Another Secular Blogger Has Been Hacked To Death In Bangladesh

Writer Nazimuddin Samad, who was also studying for a master's in law, was attacked by a machete-wielding mob on the streets of Dhaka, the capital.

A secular blogger in Bangladesh was hacked to death by machete-wielding attackers in the capital, Dhaka, on Wednesday evening, police said.

Nazimuddin Samad — reported as being 28 by many media outlets but listed as aged 26 on his Facebook page — was a student of law at the city's Jagannath University, the Dhaka Tribune reported.

Samad was a vocal opponent of religious fundamentalism, and has become the latest in a string of well-known atheist and secular bloggers to have been murdered in the country in recent months.

Just last month his name appeared on a hit list of 84 writers that had been drawn up by Islamist militants and sent to the Bangladeshi interior ministry, according to The Guardian.

Dhaka Metropolitan Police's Senior Assistant Commissioner Nurul Amin told CNN: "He was on his way back home from his evening classes when he was circled by a group of three to four people. First the attackers hacked Samad with machetes, then shot him."

Police added that the attackers fled the scene on motorcycle, and that no arrests have been made.

Another Dhaka police officer, Syed Nurul Islam, told AFP: “It is a case of targeted killing. But no group has claimed responsibility.”

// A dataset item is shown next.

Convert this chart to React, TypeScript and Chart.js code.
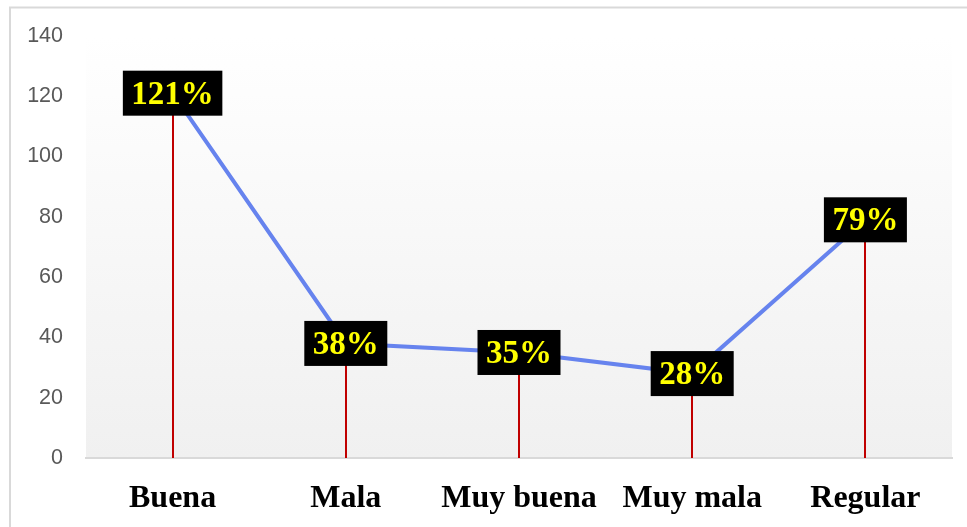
import React, { useEffect, useRef } from "react";
import { Chart, registerables } from "chart.js";

Chart.register(...registerables);

const categories = ["Buena", "Mala", "Muy buena", "Muy mala", "Regular"];
const values = [121, 38, 35, 28, 79];
const valueLabels = ["121%", "38%", "35%", "28%", "79%"];
const yTicks = [0, 20, 40, 60, 80, 100, 120, 140];

const bgPlugin = {
  id: "bgPlugin",
  beforeDraw(chart: any) {
    const { ctx, chartArea } = chart;
    ctx.save();
    ctx.fillStyle = "#ffffff";
    ctx.fillRect(0, 0, chart.width, chart.height);
    ctx.strokeStyle = "#d9d9d9";
    ctx.lineWidth = 2;
    ctx.beginPath();
    ctx.moveTo(10, chart.height + 5);
    ctx.lineTo(10, 7.5);
    ctx.lineTo(chart.width + 5, 7.5);
    ctx.stroke();
    const g = ctx.createLinearGradient(0, chartArea.top, 0, chartArea.bottom);
    g.addColorStop(0, "#ffffff");
    g.addColorStop(1, "#f0f0f0");
    ctx.fillStyle = g;
    ctx.fillRect(chartArea.left, chartArea.top, chartArea.right - chartArea.left, chartArea.bottom - chartArea.top);
    ctx.restore();
  },
  beforeDatasetsDraw(chart: any) {
    const { ctx } = chart;
    const meta = chart.getDatasetMeta(0);
    const y0 = chart.scales.y.getPixelForValue(0);
    ctx.save();
    ctx.strokeStyle = "#c00000";
    ctx.lineWidth = 2;
    meta.data.forEach((pt: any) => {
      ctx.beginPath();
      ctx.moveTo(Math.round(pt.x), pt.y);
      ctx.lineTo(Math.round(pt.x), y0);
      ctx.stroke();
    });
    ctx.restore();
  },
  afterDatasetsDraw(chart: any) {
    const { ctx } = chart;
    const meta = chart.getDatasetMeta(0);
    ctx.save();
    ctx.font = "bold 33px 'Liberation Serif', 'Times New Roman', serif";
    ctx.textAlign = "center";
    ctx.textBaseline = "middle";
    meta.data.forEach((pt: any, i: number) => {
      const txt = valueLabels[i];
      const w = ctx.measureText(txt).width + 17;
      const h = 45;
      ctx.fillStyle = "#000000";
      ctx.fillRect(pt.x - w / 2, pt.y - h / 2, w, h);
      ctx.fillStyle = "#ffff00";
      ctx.fillText(txt, pt.x, pt.y + 2);
    });
    ctx.restore();
  },
};

export default function App() {
  const ref = useRef<HTMLCanvasElement>(null);
  useEffect(() => {
    if (!ref.current) return;
    const chart = new Chart(ref.current, {
      type: "line",
      data: {
        labels: categories,
        datasets: [
          {
            data: values,
            borderColor: "#6683ee",
            borderWidth: 4,
            pointRadius: 0,
            tension: 0,
            fill: false,
          },
        ],
      },
      options: {
        animation: false,
        responsive: false,
        maintainAspectRatio: false,
        layout: { padding: { left: 0, right: 15, top: 35, bottom: 0 } },
        plugins: { legend: { display: false }, tooltip: { enabled: false } },
        scales: {
          x: {
            offset: true,
            grid: { display: false, drawTicks: false },
            border: { display: true, color: "#d9d9d9", width: 2 },
            ticks: {
              color: "#000000",
              padding: 22,
              maxRotation: 0,
              autoSkip: false,
              font: { family: "'Liberation Serif', 'Times New Roman', serif", size: 32, weight: "bold" },
            },
            afterFit(scale: any) {
              scale.height = 69;
            },
          },
          y: {
            min: 0,
            max: 140,
            afterBuildTicks(scale: any) {
              scale.ticks = yTicks.map((v) => ({ value: v }));
            },
            grid: { display: false, drawTicks: false },
            border: { display: false },
            ticks: {
              color: "#595959",
              padding: 23,
              font: { family: "'Liberation Sans', Arial, sans-serif", size: 21.5 },
            },
            afterFit(scale: any) {
              scale.width = 86;
            },
          },
        },
      },
      plugins: [bgPlugin],
    } as any);
    return () => chart.destroy();
  }, []);
  return (
    <div style={{ position: "fixed", left: 0, top: 0, width: 967, height: 527 }}>
      <canvas ref={ref} width={967} height={527} style={{ width: 967, height: 527, display: "block" }} />
    </div>
  );
}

The day before his murder, Samad had written a post on Facebook expressing concerns about the Bangladeshi government and the deterioration of law and order in the country.

Advocacy groups have reacted to the killing by demanding action from the Bangladeshi government. In a statement, Amnesty International's South Asia Director Champa Patel said:

“Bangladeshi authorities must categorically condemn these killings and take serious steps to end this horrific cycle of violence. Those responsible for the killings of secular activists must be held to account, anything less will send a signal that these attacks are tolerated and permitted by the government.”

Meanwhile, Michael De Dora, the public policy director at New York-based Center for Inquiry, said: “The government of Bangladesh must do much more to protect its own people from marauding Islamist killers, These murders keep happening because they are allowed to happen."

Bangladesh is officially secular but its population is majority Muslim with a sizeable Hindu minority. However, critics of the country's government have slammed them for not doing enough to protect secularists following the spate of attacks against bloggers.